Mai Jia: The Dan Brown of China?
China Today,May 28, 2018 Adjust font size:
To Encourage Reading Is a Deed
Many readers assume Mai is highly intellectual. On the contrary, Mai is, as he put it, quite clumsy in real life.
“My intelligence is mildly below average, which I am not ashamed of. In our era, there are so many smart people and smart things like the Internet or smart phones. But they complicate and rush our lives. I often say the value of intelligence is sometimes negative.”
“An opinionated writer,” is Mai’s comment of himself. Having been writing for a dozen years with no success or accomplishments, Mai did not give up. He does not enjoy the hustle and bustle of being famous because, “a writer should not indulge himself in fame; writing is done in solitude.”
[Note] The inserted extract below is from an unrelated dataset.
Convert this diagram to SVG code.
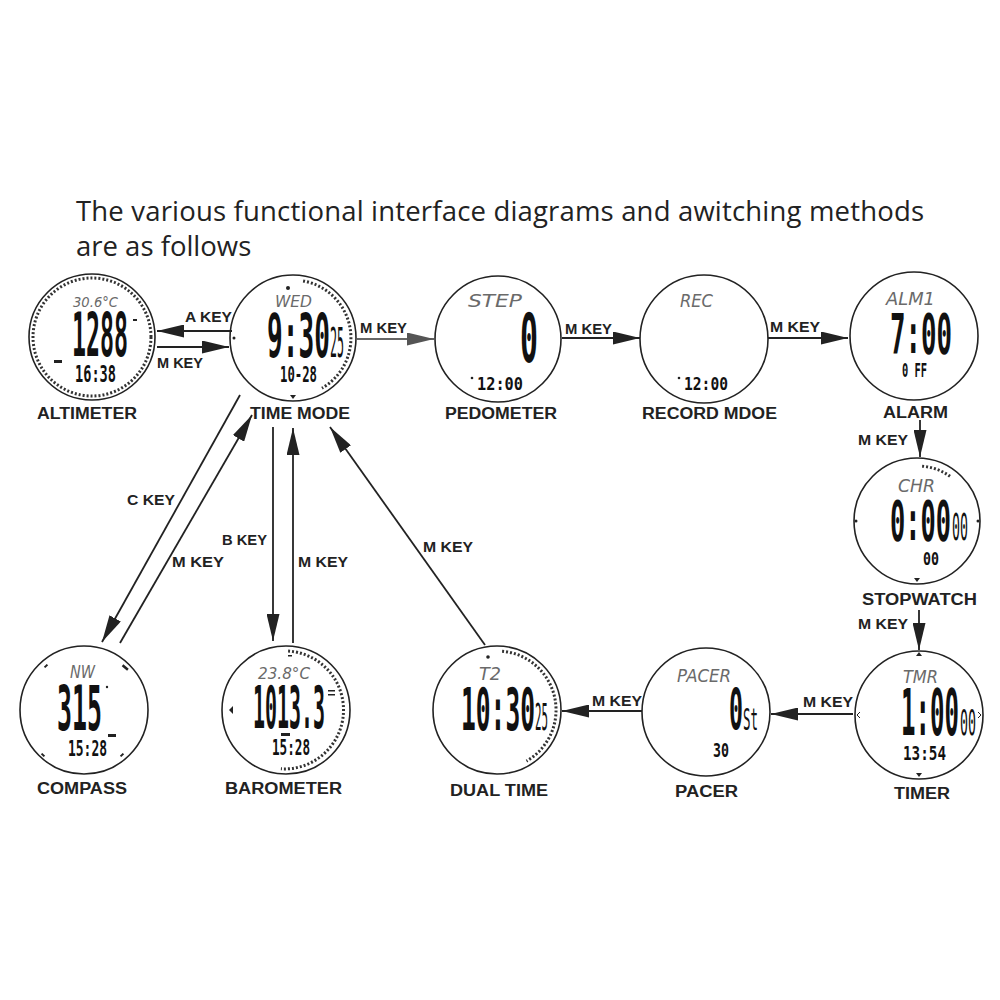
<svg xmlns="http://www.w3.org/2000/svg" width="1000" height="1000" viewBox="0 0 1000 1000">
<style>
.bg{fill:#fff}
.title{font-family:"Open Sans","Noto Sans",sans-serif;font-size:27.5px;fill:#222}
.face{fill:#fff;stroke:#222;stroke-width:1.6}
.ring{fill:none;stroke:#333;stroke-width:3;stroke-dasharray:2 2}
.lcd{font-family:"DejaVu Sans Mono","Liberation Mono",monospace;font-weight:bold;fill:#111}
.lcdn{font-family:"DejaVu Sans Mono","Liberation Mono",monospace;font-weight:normal;fill:#111}
.gray{font-family:"DejaVu Sans","Liberation Sans",sans-serif;font-style:italic;fill:#6a6a6a}
.lbl{font-family:"Liberation Sans",Arial,sans-serif;font-weight:bold;font-size:16px;fill:#222}
.key{font-family:"Liberation Sans",Arial,sans-serif;font-weight:bold;font-size:14px;fill:#222}
.edge{stroke:#222;stroke-width:1.8;fill:none;marker-end:url(#ah)}
.edgeg{stroke:#666;stroke-width:2;fill:none;marker-end:url(#ahg)}
.mk{fill:#222}
</style>
<defs>
<marker id="ah" markerUnits="userSpaceOnUse" markerWidth="27" markerHeight="13" refX="27" refY="6.5" orient="auto"><path d="M0,0 L27,6.5 L0,13 Z" fill="#222"/></marker>
<marker id="ahg" markerUnits="userSpaceOnUse" markerWidth="27" markerHeight="13" refX="27" refY="6.5" orient="auto"><path d="M0,0 L27,6.5 L0,13 Z" fill="#555"/></marker>
</defs>
<rect class="bg" x="0" y="0" width="1000" height="1000"/>

<g id="title">
<text class="title" x="76" y="221" textLength="848">The various functional interface diagrams and awitching methods</text>
<text class="title" x="76" y="256">are as follows</text>
</g>

<g id="altimeter">
<circle class="face" cx="92" cy="337" r="63"/>
<circle class="ring" cx="92" cy="337" r="59" stroke-width="2.5"/>
<text class="gray" x="73" y="307" font-size="14" textLength="45" lengthAdjust="spacingAndGlyphs" font-style="normal" fill="#444">30.6°C</text>
<text class="lcd" x="72" y="356" font-size="60" textLength="56" lengthAdjust="spacingAndGlyphs">1288</text>
<rect class="mk" x="133" y="319" width="4" height="2"/>
<rect class="mk" x="54" y="360" width="8" height="3"/>
<text class="lcd" x="75" y="382" font-size="23" textLength="41" lengthAdjust="spacingAndGlyphs">16:38</text>
<text class="lbl" x="37" y="419" textLength="100" lengthAdjust="spacingAndGlyphs">ALTIMETER</text>
</g>

<g id="time-mode">
<circle class="face" cx="293" cy="338" r="63"/>
<path class="ring" d="M303.1,280.9 A58,58 0 0 1 322,388.2"/>
<circle class="mk" cx="288" cy="288" r="2"/>
<circle class="mk" cx="234" cy="338" r="1.5"/>
<path class="mk" d="M290,395 L296,395 L293,399 Z"/>
<text class="gray" x="275" y="307" font-size="16" textLength="37" lengthAdjust="spacingAndGlyphs">WED</text>
<text class="lcd" x="267" y="357" font-size="60" textLength="63" lengthAdjust="spacingAndGlyphs">9:30</text>
<text class="lcdn" x="330" y="357" font-size="40" textLength="14" lengthAdjust="spacingAndGlyphs">25</text>
<text class="lcd" x="280" y="382" font-size="21" textLength="37" lengthAdjust="spacingAndGlyphs">10-28</text>
<text class="lbl" x="250" y="419" textLength="100" lengthAdjust="spacingAndGlyphs">TIME MODE</text>
</g>

<g id="pedometer">
<circle class="face" cx="498" cy="339" r="63"/>
<text class="gray" x="468" y="307" font-size="17" textLength="54" lengthAdjust="spacingAndGlyphs">STEP</text>
<text class="lcd" x="520" y="362" font-size="67" textLength="18" lengthAdjust="spacingAndGlyphs">0</text>
<circle class="mk" cx="472" cy="378" r="1.3"/>
<text class="lcd" x="477" y="390" font-size="18" textLength="46" lengthAdjust="spacingAndGlyphs">12:00</text>
<text class="lbl" x="445" y="419" textLength="112" lengthAdjust="spacingAndGlyphs">PEDOMETER</text>
</g>

<g id="record-mode">
<circle class="face" cx="704" cy="339" r="64"/>
<text class="gray" x="680" y="307" font-size="17" textLength="33" lengthAdjust="spacingAndGlyphs">REC</text>
<circle class="mk" cx="679" cy="378" r="1.3"/>
<text class="lcd" x="684" y="390" font-size="18" textLength="44" lengthAdjust="spacingAndGlyphs">12:00</text>
<text class="lbl" x="642" y="419" textLength="135" lengthAdjust="spacingAndGlyphs">RECORD MDOE</text>
</g>

<g id="alarm">
<circle class="face" cx="914" cy="336" r="64"/>
<text class="gray" x="886" y="305" font-size="17" textLength="49" lengthAdjust="spacingAndGlyphs">ALM1</text>
<text class="lcd" x="890" y="353" font-size="56" textLength="62" lengthAdjust="spacingAndGlyphs">7:00</text>
<text class="lcd" x="902" y="377" font-size="19" textLength="25" lengthAdjust="spacingAndGlyphs">0 FF</text>
<text class="lbl" x="883" y="418" textLength="65" lengthAdjust="spacingAndGlyphs">ALARM</text>
</g>

<g id="stopwatch">
<circle class="face" cx="917" cy="521" r="63"/>
<path class="ring" d="M922.1,466.2 A55,55 0 0 1 950.3,476.5"/>
<circle class="mk" cx="856" cy="521" r="1.5"/>
<circle class="mk" cx="978" cy="521" r="1.5"/>
<path class="mk" d="M914,578 L920,578 L917,582 Z"/>
<text class="gray" x="898" y="492" font-size="17" textLength="37" lengthAdjust="spacingAndGlyphs">CHR</text>
<text class="lcd" x="890" y="540" font-size="55" textLength="61" lengthAdjust="spacingAndGlyphs">0:00</text>
<text class="lcdn" x="952" y="540" font-size="38" textLength="16" lengthAdjust="spacingAndGlyphs">00</text>
<text class="lcd" x="923" y="565" font-size="17" textLength="16" lengthAdjust="spacingAndGlyphs">00</text>
<text class="lbl" x="862" y="605" textLength="115" lengthAdjust="spacingAndGlyphs">STOPWATCH</text>
</g>

<g id="compass">
<circle class="face" cx="84" cy="710" r="64"/>
<rect class="mk" x="44" y="665" width="4" height="2" transform="rotate(-45 46 666)"/>
<rect class="mk" x="122" y="666" width="7" height="2.5" transform="rotate(40 125 667)"/>
<rect class="mk" x="41" y="754" width="4" height="2" transform="rotate(45 43 755)"/>
<rect class="mk" x="120" y="754" width="4" height="2" transform="rotate(-45 122 755)"/>
<text class="gray" x="70" y="678" font-size="18" textLength="25" lengthAdjust="spacingAndGlyphs">NW</text>
<text class="lcd" x="57" y="730" font-size="62" textLength="45" lengthAdjust="spacingAndGlyphs">315</text>
<circle class="mk" cx="107" cy="687" r="1.2"/>
<rect class="mk" x="108" y="734" width="8" height="3"/>
<text class="lcd" x="68" y="756" font-size="22" textLength="39" lengthAdjust="spacingAndGlyphs">15:28</text>
<text class="lbl" x="37" y="794" textLength="90" lengthAdjust="spacingAndGlyphs">COMPASS</text>
</g>

<g id="barometer">
<circle class="face" cx="286" cy="710" r="64"/>
<path class="ring" d="M288.1,651 A59,59 0 1 1 280.9,768.8"/>
<path class="mk" d="M229,710 L233,706 L233,714 Z"/>
<rect class="mk" x="288" y="655" width="4" height="1.5"/>
<text class="gray" x="258" y="679" font-size="15" textLength="52" lengthAdjust="spacingAndGlyphs" font-style="normal" fill="#444">23.8°C</text>
<text class="lcd" x="253" y="728" font-size="59" textLength="72" lengthAdjust="spacingAndGlyphs">1013.3</text>
<rect class="mk" x="328" y="690" width="7" height="1.5"/>
<rect class="mk" x="328" y="694" width="7" height="1.5"/>
<rect class="mk" x="281" y="733" width="9" height="3"/>
<text class="lcd" x="272" y="755" font-size="21" textLength="38" lengthAdjust="spacingAndGlyphs">15:28</text>
<text class="lbl" x="225" y="794" textLength="117" lengthAdjust="spacingAndGlyphs">BAROMETER</text>
</g>

<g id="dual-time">
<circle class="face" cx="497" cy="710" r="64"/>
<path class="ring" d="M502.1,651.2 A59,59 0 0 1 526.5,761.1"/>
<circle class="mk" cx="488" cy="657" r="1.8"/>
<text class="gray" x="479" y="680" font-size="18" textLength="22" lengthAdjust="spacingAndGlyphs">T2</text>
<text class="lcd" x="461" y="730" font-size="59" textLength="74" lengthAdjust="spacingAndGlyphs">10:30</text>
<text class="lcdn" x="535" y="730" font-size="38" textLength="13" lengthAdjust="spacingAndGlyphs">25</text>
<text class="lbl" x="450" y="796" textLength="98" lengthAdjust="spacingAndGlyphs">DUAL TIME</text>
</g>

<g id="pacer">
<circle class="face" cx="706" cy="712" r="64"/>
<text class="gray" x="677" y="682" font-size="17" textLength="54" lengthAdjust="spacingAndGlyphs">PACER</text>
<text class="lcd" x="729" y="730" font-size="57" textLength="14" lengthAdjust="spacingAndGlyphs">0</text>
<text class="lcdn" x="743" y="730" font-size="30" textLength="15" lengthAdjust="spacingAndGlyphs">St</text>
<text class="lcd" x="713" y="757" font-size="19" textLength="16" lengthAdjust="spacingAndGlyphs">30</text>
<text class="lbl" x="675" y="797" textLength="63" lengthAdjust="spacingAndGlyphs">PACER</text>
</g>

<g id="timer">
<circle class="face" cx="919" cy="715" r="64"/>
<path class="mk" d="M916,656 L922,656 L919,652 Z"/>
<path class="mk" d="M916,773 L922,773 L919,777 Z"/>
<path d="M860,712 L857,715 L860,718" fill="none" stroke="#222" stroke-width="1"/>
<path d="M978,712 L981,715 L978,718" fill="none" stroke="#222" stroke-width="1"/>
<text class="gray" x="903" y="683" font-size="17" textLength="35" lengthAdjust="spacingAndGlyphs">TMR</text>
<text class="lcd" x="901" y="735" font-size="64" textLength="58" lengthAdjust="spacingAndGlyphs">1:00</text>
<text class="lcdn" x="960" y="735" font-size="36" textLength="16" lengthAdjust="spacingAndGlyphs">00</text>
<text class="lcd" x="903" y="760" font-size="19" textLength="43" lengthAdjust="spacingAndGlyphs">13:54</text>
<text class="lbl" x="894" y="799" textLength="56" lengthAdjust="spacingAndGlyphs">TIMER</text>
</g>

<g id="connectors">
<line class="edge" x1="232" y1="331" x2="157" y2="331"/>
<line class="edge" x1="157" y1="347" x2="229" y2="347"/>
<line class="edgeg" x1="357" y1="339" x2="434" y2="339"/>
<line class="edge" x1="562" y1="338" x2="640" y2="338"/>
<line class="edge" x1="768" y1="338" x2="848" y2="338"/>
<line class="edge" x1="920" y1="420" x2="920" y2="457"/>
<line class="edge" x1="919" y1="610" x2="919" y2="650"/>
<line class="edge" x1="853" y1="714" x2="771" y2="714"/>
<line class="edge" x1="642" y1="711" x2="562" y2="711"/>
<line class="edge" x1="485" y1="645" x2="330" y2="427"/>
<line class="edge" x1="273" y1="427" x2="273" y2="641"/>
<line class="edge" x1="293" y1="643" x2="293" y2="428"/>
<line class="edge" x1="240" y1="395" x2="102" y2="642"/>
<line class="edge" x1="120" y1="643" x2="252" y2="415"/>
<text class="key" x="185" y="322" textLength="47" lengthAdjust="spacingAndGlyphs">A KEY</text>
<text class="key" x="157" y="368" textLength="46" lengthAdjust="spacingAndGlyphs">M KEY</text>
<text class="key" x="360" y="333" textLength="47" lengthAdjust="spacingAndGlyphs">M KEY</text>
<text class="key" x="565" y="334" textLength="47" lengthAdjust="spacingAndGlyphs">M KEY</text>
<text class="key" x="770" y="332" textLength="50" lengthAdjust="spacingAndGlyphs">M KEY</text>
<text class="key" x="858" y="445" textLength="50" lengthAdjust="spacingAndGlyphs">M KEY</text>
<text class="key" x="858" y="629" textLength="50" lengthAdjust="spacingAndGlyphs">M KEY</text>
<text class="key" x="803" y="707" textLength="50" lengthAdjust="spacingAndGlyphs">M KEY</text>
<text class="key" x="592" y="706" textLength="50" lengthAdjust="spacingAndGlyphs">M KEY</text>
<text class="key" x="423" y="552" textLength="50" lengthAdjust="spacingAndGlyphs">M KEY</text>
<text class="key" x="222" y="545" textLength="45" lengthAdjust="spacingAndGlyphs">B KEY</text>
<text class="key" x="298" y="567" textLength="50" lengthAdjust="spacingAndGlyphs">M KEY</text>
<text class="key" x="127" y="505" textLength="48" lengthAdjust="spacingAndGlyphs">C KEY</text>
<text class="key" x="172" y="567" textLength="52" lengthAdjust="spacingAndGlyphs">M KEY</text>
</g>
</svg>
Mai writes slowly, at a daily pace of hundreds of characters. If he writes one thousand, in the afternoon a half might be picked out. Mai remarked: “Before, my novels are my package, or a piece of diploma which makes me a little different from others. But now, I live my own life where anguish and happiness are spontaneous. Now, I realize novels are not my personal belongings, rather, they are some worldly possessions that I’ve been longing for.”
Since 2012, he started the Mai Jia Literature Ideal Valley, a bookstore he built from the ground up. This is a public project shaped after the Shakespeare Books. The store is free of charge. Gratis coffee and book-reading aside, it provides a complimentary writing space for young writers that have been shortlisted in the Guesthouse Producers program. The place is a magnet for book lovers and is always full.
To encourage people to read more, the Ideal Valley launched the seven-days-for-one-book program. By reading every morning for 15 minutes, a book can be completed in one week and 52 books in one year. Just as Borges put it, if there is paradise, it must look like a library.